* _Objective_
Retype only what runs from the first line of the records to the line with "plt.rcParams['font.family'] = ['Liberation", inclusive, and no pictures.

* _Records for this task_
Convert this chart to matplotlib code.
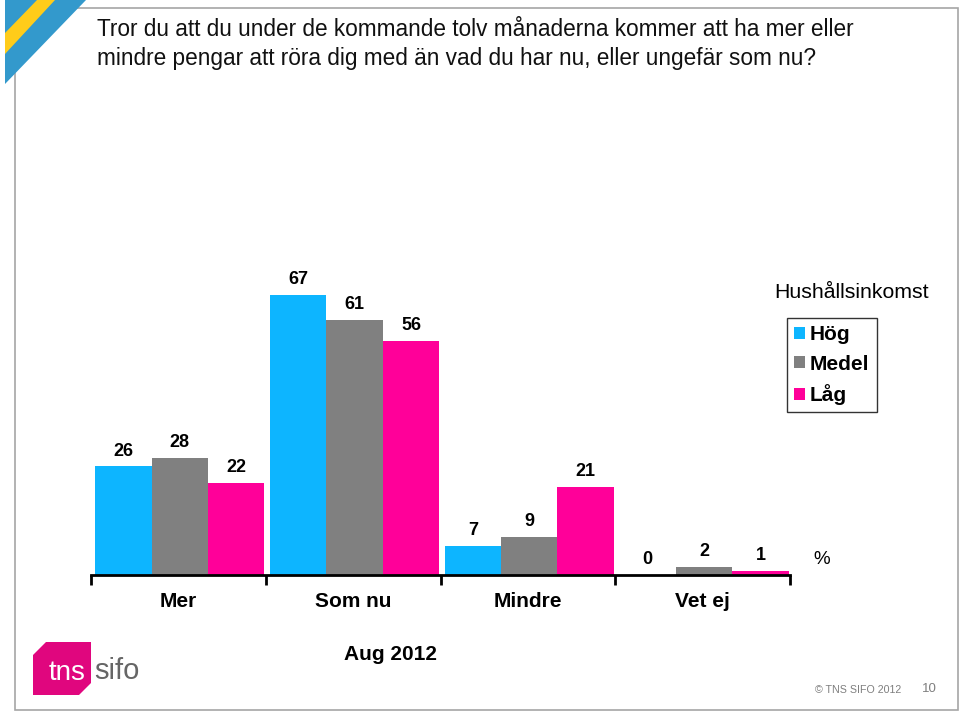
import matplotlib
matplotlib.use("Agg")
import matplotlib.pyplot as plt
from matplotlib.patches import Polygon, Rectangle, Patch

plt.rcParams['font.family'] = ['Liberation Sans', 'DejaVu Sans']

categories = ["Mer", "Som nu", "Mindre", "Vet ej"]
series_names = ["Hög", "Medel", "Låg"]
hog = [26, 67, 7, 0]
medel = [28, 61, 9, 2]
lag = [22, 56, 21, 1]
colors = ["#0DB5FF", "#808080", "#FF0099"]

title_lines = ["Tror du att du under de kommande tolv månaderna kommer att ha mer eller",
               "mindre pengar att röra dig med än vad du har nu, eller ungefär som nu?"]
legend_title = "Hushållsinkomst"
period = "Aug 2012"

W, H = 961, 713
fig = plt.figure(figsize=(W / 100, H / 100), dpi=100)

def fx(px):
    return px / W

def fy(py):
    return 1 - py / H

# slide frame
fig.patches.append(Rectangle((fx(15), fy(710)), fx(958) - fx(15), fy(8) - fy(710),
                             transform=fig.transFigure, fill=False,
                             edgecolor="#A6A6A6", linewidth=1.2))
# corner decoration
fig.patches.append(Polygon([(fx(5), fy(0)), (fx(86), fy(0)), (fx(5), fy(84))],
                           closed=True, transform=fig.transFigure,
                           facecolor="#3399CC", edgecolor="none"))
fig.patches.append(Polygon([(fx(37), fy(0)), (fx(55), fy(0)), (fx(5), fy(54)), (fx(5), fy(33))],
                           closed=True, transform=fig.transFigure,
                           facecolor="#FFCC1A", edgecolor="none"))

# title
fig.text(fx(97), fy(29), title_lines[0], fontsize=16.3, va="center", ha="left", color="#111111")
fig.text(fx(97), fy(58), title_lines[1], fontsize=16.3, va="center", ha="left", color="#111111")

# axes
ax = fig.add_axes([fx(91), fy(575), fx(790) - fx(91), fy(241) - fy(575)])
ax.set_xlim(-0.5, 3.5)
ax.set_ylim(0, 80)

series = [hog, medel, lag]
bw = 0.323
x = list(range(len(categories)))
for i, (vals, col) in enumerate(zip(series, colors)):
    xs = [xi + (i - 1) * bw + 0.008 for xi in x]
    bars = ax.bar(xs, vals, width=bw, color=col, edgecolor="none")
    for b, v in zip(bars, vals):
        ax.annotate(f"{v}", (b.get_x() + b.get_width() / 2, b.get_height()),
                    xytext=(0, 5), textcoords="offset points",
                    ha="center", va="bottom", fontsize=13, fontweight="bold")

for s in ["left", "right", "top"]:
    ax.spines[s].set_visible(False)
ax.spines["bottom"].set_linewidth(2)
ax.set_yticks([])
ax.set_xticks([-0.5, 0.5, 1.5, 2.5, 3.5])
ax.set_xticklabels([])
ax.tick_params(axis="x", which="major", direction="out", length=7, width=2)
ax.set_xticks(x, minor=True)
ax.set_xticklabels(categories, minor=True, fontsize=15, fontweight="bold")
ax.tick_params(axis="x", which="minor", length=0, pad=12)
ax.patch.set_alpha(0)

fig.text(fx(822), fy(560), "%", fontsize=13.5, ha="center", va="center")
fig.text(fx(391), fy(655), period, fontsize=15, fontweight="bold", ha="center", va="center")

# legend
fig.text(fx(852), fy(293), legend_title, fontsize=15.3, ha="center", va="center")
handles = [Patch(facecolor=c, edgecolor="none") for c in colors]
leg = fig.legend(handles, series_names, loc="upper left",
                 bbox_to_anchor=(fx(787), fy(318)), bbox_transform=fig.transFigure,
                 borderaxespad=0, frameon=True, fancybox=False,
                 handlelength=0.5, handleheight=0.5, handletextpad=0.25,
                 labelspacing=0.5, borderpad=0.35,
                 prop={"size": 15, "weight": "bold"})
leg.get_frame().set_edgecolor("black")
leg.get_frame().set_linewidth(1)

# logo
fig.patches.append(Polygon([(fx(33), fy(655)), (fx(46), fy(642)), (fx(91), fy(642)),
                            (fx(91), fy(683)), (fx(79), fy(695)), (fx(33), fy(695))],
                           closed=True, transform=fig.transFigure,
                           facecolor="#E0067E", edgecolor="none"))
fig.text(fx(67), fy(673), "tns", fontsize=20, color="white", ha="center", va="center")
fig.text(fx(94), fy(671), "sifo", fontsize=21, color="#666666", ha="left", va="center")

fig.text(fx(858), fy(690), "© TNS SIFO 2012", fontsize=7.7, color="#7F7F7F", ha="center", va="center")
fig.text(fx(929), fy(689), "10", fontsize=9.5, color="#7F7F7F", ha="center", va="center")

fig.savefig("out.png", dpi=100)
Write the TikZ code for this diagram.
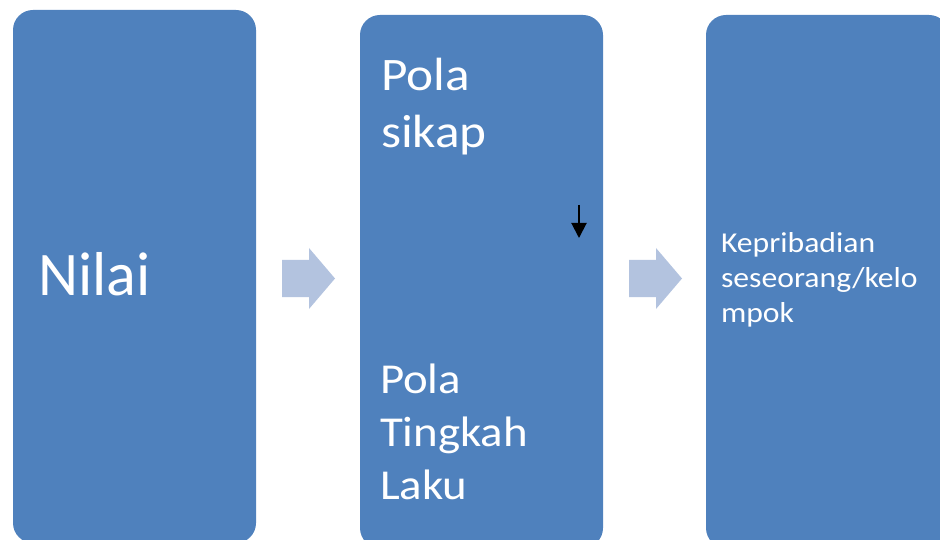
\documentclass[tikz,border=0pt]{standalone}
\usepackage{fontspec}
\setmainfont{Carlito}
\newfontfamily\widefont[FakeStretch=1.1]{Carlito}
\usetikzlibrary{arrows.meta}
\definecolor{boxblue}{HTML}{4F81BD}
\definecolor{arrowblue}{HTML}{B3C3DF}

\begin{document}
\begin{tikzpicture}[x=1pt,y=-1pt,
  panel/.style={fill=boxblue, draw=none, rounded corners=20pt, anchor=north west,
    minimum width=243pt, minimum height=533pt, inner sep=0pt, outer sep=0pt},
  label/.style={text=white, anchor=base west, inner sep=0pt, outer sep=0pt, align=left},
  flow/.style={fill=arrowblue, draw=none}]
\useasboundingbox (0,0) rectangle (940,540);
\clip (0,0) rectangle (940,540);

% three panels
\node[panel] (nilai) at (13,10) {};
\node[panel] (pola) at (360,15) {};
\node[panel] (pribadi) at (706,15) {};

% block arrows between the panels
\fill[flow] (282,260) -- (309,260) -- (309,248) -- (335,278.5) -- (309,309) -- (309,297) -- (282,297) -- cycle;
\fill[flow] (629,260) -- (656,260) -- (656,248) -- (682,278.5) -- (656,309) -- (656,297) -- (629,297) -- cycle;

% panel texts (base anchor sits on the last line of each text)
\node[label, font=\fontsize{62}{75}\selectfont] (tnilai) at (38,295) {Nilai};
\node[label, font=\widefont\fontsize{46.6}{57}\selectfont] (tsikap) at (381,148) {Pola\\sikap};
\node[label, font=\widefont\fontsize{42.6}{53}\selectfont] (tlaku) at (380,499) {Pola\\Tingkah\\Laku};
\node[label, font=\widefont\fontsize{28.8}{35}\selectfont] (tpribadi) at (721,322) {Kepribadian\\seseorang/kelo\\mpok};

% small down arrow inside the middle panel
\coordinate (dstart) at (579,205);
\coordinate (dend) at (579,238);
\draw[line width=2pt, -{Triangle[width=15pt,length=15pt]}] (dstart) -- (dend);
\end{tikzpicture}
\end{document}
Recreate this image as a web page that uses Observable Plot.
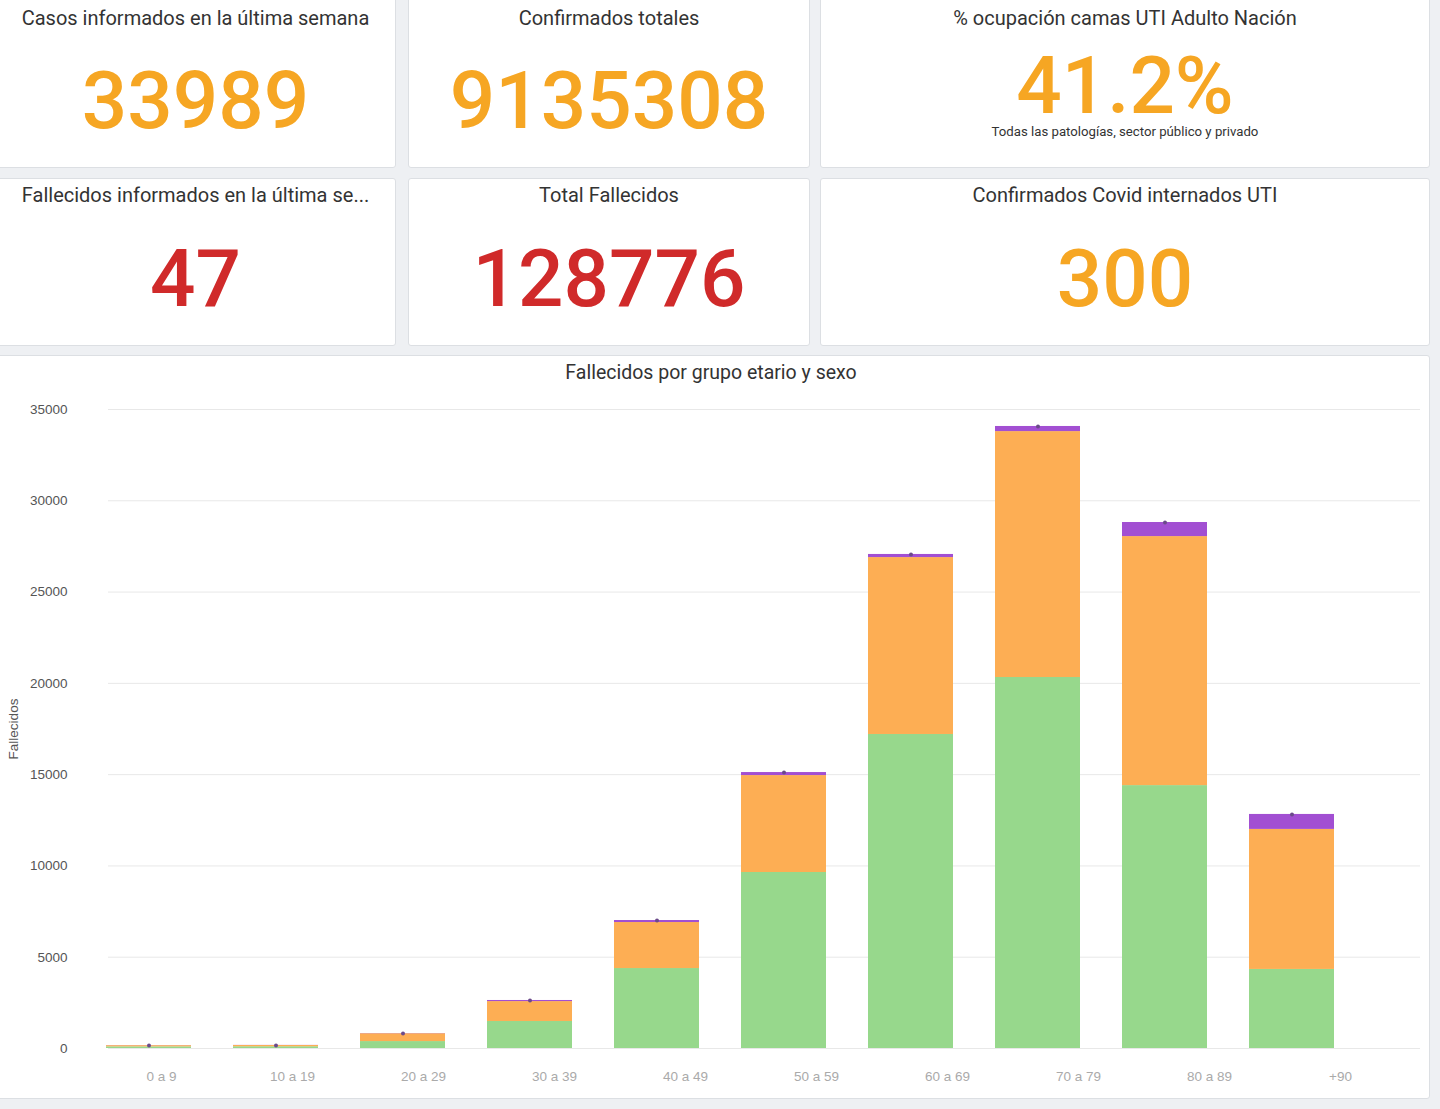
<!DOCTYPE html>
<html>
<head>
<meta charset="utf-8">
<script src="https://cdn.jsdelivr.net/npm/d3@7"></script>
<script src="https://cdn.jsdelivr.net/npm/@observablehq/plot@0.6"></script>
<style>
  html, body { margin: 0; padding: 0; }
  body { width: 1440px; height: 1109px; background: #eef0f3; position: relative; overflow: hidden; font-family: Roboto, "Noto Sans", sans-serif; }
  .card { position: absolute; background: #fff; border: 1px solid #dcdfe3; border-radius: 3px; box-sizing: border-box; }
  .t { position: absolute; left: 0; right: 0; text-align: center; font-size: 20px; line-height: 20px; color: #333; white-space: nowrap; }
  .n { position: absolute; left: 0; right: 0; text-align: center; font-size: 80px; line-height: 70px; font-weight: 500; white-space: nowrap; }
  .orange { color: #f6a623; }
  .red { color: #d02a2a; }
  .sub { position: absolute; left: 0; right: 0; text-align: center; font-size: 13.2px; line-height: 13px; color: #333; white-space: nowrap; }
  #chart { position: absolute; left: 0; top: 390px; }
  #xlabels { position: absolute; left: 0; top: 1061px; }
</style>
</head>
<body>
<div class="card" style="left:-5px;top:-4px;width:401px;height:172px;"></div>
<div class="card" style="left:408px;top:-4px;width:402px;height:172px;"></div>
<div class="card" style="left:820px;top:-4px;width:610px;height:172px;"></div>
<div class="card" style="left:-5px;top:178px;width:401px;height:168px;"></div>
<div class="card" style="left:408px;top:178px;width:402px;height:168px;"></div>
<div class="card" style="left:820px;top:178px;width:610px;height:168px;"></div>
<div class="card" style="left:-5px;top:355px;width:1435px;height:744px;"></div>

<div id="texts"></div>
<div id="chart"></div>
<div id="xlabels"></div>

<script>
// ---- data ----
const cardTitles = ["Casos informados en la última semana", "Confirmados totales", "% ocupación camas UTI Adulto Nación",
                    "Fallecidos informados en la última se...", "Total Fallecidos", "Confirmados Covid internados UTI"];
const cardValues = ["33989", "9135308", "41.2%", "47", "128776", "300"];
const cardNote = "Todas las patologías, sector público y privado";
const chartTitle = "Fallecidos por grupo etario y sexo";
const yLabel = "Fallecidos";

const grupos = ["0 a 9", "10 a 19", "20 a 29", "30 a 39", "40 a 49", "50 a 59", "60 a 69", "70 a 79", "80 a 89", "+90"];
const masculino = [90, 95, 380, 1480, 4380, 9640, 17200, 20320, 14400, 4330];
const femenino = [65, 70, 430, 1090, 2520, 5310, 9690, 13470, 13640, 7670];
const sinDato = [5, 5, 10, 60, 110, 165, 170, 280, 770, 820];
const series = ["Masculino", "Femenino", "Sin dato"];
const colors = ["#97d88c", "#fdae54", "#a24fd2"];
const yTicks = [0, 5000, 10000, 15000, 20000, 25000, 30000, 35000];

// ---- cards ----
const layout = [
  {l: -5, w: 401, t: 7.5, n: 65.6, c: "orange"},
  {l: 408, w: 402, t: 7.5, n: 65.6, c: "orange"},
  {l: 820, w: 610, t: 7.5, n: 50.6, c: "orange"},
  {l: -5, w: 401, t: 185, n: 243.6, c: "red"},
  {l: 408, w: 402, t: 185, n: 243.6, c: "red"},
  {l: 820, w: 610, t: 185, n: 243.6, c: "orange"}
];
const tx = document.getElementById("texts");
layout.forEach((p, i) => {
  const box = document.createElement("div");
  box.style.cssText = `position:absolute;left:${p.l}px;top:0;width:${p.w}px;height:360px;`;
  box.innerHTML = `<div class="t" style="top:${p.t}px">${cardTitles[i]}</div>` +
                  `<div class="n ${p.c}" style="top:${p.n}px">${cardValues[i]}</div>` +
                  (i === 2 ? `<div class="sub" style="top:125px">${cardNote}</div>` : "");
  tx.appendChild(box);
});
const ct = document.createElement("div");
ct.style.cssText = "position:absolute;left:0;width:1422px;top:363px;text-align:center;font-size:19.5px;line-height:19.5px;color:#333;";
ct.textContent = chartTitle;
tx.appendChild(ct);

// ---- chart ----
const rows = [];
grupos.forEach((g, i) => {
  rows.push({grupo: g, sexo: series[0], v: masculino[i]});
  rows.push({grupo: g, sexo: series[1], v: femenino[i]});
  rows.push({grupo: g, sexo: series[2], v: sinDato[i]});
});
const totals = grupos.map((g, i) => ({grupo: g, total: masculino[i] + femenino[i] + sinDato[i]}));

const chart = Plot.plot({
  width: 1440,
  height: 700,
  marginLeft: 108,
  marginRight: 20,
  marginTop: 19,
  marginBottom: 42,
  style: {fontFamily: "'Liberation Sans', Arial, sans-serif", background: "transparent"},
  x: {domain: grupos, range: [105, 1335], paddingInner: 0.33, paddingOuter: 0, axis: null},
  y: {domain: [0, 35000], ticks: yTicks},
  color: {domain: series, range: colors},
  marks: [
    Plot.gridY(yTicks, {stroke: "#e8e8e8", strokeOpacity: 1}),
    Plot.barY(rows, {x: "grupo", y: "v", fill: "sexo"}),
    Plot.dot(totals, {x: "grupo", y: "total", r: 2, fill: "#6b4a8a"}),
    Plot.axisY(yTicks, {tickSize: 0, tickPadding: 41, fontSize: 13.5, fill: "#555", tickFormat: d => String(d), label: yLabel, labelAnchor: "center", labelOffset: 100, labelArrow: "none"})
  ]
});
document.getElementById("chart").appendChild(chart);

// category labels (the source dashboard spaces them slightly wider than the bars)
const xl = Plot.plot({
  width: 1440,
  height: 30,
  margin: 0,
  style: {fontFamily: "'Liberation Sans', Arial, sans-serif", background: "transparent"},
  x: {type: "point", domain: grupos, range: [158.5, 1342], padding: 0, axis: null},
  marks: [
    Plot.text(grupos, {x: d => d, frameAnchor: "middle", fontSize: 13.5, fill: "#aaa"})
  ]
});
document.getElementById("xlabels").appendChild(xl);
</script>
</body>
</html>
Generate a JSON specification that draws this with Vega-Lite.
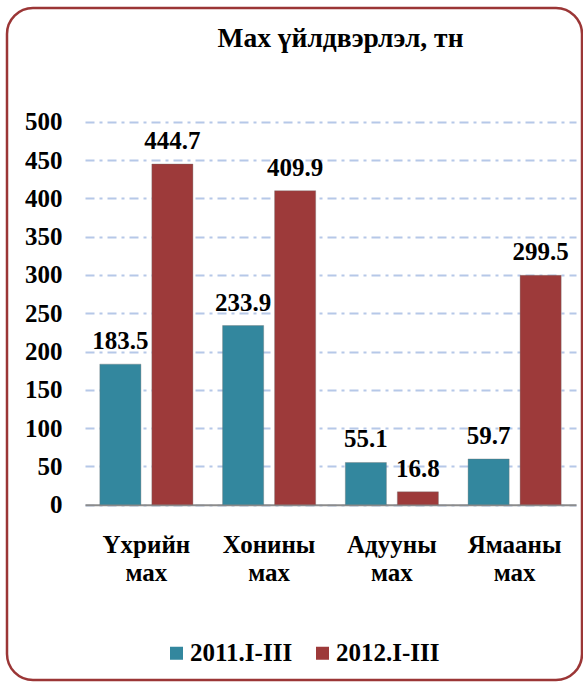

* _Response below_
Convert this chart to matplotlib code.
import matplotlib
matplotlib.use("Agg")
import matplotlib.pyplot as plt
from matplotlib.patches import Polygon, Rectangle, Patch

plt.rcParams['font.family'] = ['Liberation Sans', 'DejaVu Sans']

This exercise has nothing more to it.